On the other hand, if you want to solve the problem you think some people have, but the people you talked to doesn’t have that problem, try to find the people that really have this problem if such a thing exists.
Sometimes, it’s also worth just trashing your idea and starting over from scratch. You might have realized it’s not a real issue, or that you don’t want to work on that product for a few years.
For now, let’s say you find a product that solves a problem for people that want to pay to get that problem fixed. What’s next?
Building the product.
You’re not done. You’re soooo not done. You just did the easy part. What’s gonna come from here is a few months to build the product and a couple of years to try to get it “somewhere”.

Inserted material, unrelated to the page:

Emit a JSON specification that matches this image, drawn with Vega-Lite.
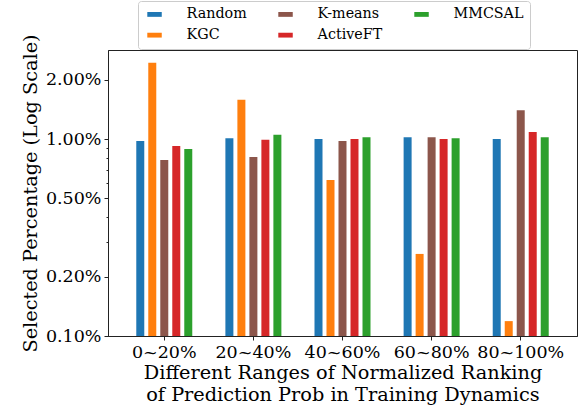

At this point, you probably have a good idea of what product should be built, the features and overall user experience.
My guess is that you probably have an overkill version of what you should be building in mind. Don’t worry; it’s quite common. You need to cut all the nice to have. When you think you’re done removing features, remove more and more features until you just can’t remove anything.
Your goal for the next phase is to build a minimal version of your product to bring value to some people, onboard them, get the bug fixed and start getting money for it.
If you end up building just a subset of the features, which you should totally do, do not lower your price or give access for free (except maybe for a short beta and maybe a trial period). You should give discounts instead until all required features are shipped. Make it clear what the price will be once you’ve shipped X, Y and Z features.
Building the MVP of the product, onboarding your first customers and getting data for future feature interest is a whole different topic.